What to work on: Omit all pictures and give the records below again exactly as written.

(Records with drawing code)
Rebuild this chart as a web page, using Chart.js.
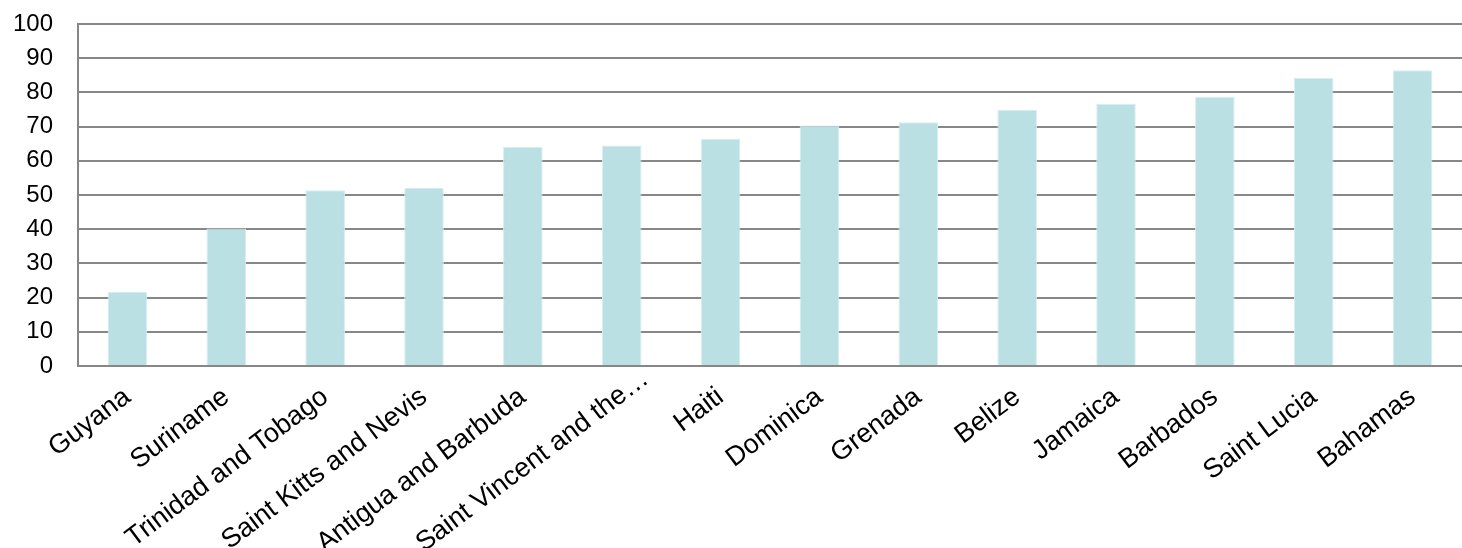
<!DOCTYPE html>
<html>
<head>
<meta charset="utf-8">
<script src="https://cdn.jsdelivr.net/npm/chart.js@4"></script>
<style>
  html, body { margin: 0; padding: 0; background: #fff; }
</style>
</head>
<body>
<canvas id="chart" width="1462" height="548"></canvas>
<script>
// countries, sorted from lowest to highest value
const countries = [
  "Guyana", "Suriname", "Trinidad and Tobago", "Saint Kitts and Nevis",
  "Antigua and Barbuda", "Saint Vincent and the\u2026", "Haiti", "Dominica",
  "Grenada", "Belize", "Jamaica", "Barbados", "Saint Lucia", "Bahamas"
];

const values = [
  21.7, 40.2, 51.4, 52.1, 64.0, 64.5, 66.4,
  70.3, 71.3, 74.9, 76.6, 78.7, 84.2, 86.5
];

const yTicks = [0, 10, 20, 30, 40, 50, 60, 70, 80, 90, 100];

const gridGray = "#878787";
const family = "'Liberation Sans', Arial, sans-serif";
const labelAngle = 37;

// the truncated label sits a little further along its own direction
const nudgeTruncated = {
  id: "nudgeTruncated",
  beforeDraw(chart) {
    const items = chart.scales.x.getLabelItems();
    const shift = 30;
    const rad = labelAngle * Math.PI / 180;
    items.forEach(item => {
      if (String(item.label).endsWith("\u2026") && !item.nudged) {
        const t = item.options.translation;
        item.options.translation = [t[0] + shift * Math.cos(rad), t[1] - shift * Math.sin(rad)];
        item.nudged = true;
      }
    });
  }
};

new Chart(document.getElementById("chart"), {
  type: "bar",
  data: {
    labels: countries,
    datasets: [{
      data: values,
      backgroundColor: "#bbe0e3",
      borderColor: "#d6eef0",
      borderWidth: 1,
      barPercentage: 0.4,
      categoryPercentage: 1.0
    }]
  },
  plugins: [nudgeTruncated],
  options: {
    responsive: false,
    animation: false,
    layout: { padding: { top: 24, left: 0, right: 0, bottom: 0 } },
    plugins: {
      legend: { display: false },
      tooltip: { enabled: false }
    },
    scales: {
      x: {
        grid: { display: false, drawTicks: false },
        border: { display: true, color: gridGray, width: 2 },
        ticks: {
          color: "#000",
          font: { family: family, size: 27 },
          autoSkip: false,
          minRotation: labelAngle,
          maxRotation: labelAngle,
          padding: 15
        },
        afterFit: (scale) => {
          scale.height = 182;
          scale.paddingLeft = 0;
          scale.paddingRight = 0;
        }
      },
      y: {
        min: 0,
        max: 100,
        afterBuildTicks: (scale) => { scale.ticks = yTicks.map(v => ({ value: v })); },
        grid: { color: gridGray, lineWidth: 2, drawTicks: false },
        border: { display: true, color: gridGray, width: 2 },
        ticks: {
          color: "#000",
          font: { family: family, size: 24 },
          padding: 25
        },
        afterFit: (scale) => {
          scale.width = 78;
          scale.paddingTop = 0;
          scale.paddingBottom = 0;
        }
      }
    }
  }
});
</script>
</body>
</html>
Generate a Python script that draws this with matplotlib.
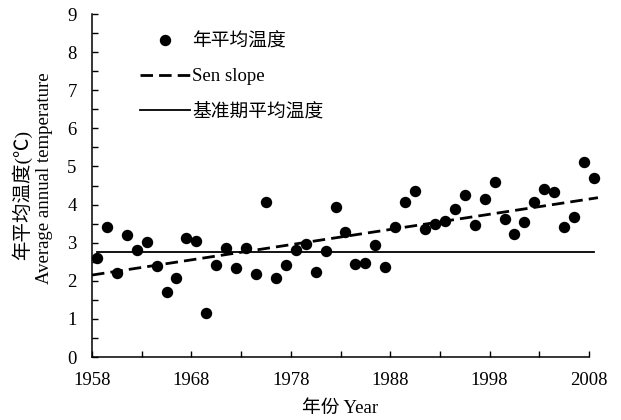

Response to the exercise:
Rebuild this chart as a web page, using Chart.js.
<!DOCTYPE html>
<html>
<head>
<meta charset="utf-8">
<script src="https://cdn.jsdelivr.net/npm/chart.js@4"></script>
<style>
  html, body { margin: 0; padding: 0; background: #fff; }
</style>
</head>
<body>
<canvas id="chart" width="1462" height="548"></canvas>
<script>
// countries, sorted from lowest to highest value
const countries = [
  "Guyana", "Suriname", "Trinidad and Tobago", "Saint Kitts and Nevis",
  "Antigua and Barbuda", "Saint Vincent and the\u2026", "Haiti", "Dominica",
  "Grenada", "Belize", "Jamaica", "Barbados", "Saint Lucia", "Bahamas"
];

const values = [
  21.7, 40.2, 51.4, 52.1, 64.0, 64.5, 66.4,
  70.3, 71.3, 74.9, 76.6, 78.7, 84.2, 86.5
];

const yTicks = [0, 10, 20, 30, 40, 50, 60, 70, 80, 90, 100];

const gridGray = "#878787";
const family = "'Liberation Sans', Arial, sans-serif";
const labelAngle = 37;

// the truncated label sits a little further along its own direction
const nudgeTruncated = {
  id: "nudgeTruncated",
  beforeDraw(chart) {
    const items = chart.scales.x.getLabelItems();
    const shift = 30;
    const rad = labelAngle * Math.PI / 180;
    items.forEach(item => {
      if (String(item.label).endsWith("\u2026") && !item.nudged) {
        const t = item.options.translation;
        item.options.translation = [t[0] + shift * Math.cos(rad), t[1] - shift * Math.sin(rad)];
        item.nudged = true;
      }
    });
  }
};

new Chart(document.getElementById("chart"), {
  type: "bar",
  data: {
    labels: countries,
    datasets: [{
      data: values,
      backgroundColor: "#bbe0e3",
      borderColor: "#d6eef0",
      borderWidth: 1,
      barPercentage: 0.4,
      categoryPercentage: 1.0
    }]
  },
  plugins: [nudgeTruncated],
  options: {
    responsive: false,
    animation: false,
    layout: { padding: { top: 24, left: 0, right: 0, bottom: 0 } },
    plugins: {
      legend: { display: false },
      tooltip: { enabled: false }
    },
    scales: {
      x: {
        grid: { display: false, drawTicks: false },
        border: { display: true, color: gridGray, width: 2 },
        ticks: {
          color: "#000",
          font: { family: family, size: 27 },
          autoSkip: false,
          minRotation: labelAngle,
          maxRotation: labelAngle,
          padding: 15
        },
        afterFit: (scale) => {
          scale.height = 182;
          scale.paddingLeft = 0;
          scale.paddingRight = 0;
        }
      },
      y: {
        min: 0,
        max: 100,
        afterBuildTicks: (scale) => { scale.ticks = yTicks.map(v => ({ value: v })); },
        grid: { color: gridGray, lineWidth: 2, drawTicks: false },
        border: { display: true, color: gridGray, width: 2 },
        ticks: {
          color: "#000",
          font: { family: family, size: 24 },
          padding: 25
        },
        afterFit: (scale) => {
          scale.width = 78;
          scale.paddingTop = 0;
          scale.paddingBottom = 0;
        }
      }
    }
  }
});
</script>
</body>
</html>
Generate a Python script that draws this with matplotlib.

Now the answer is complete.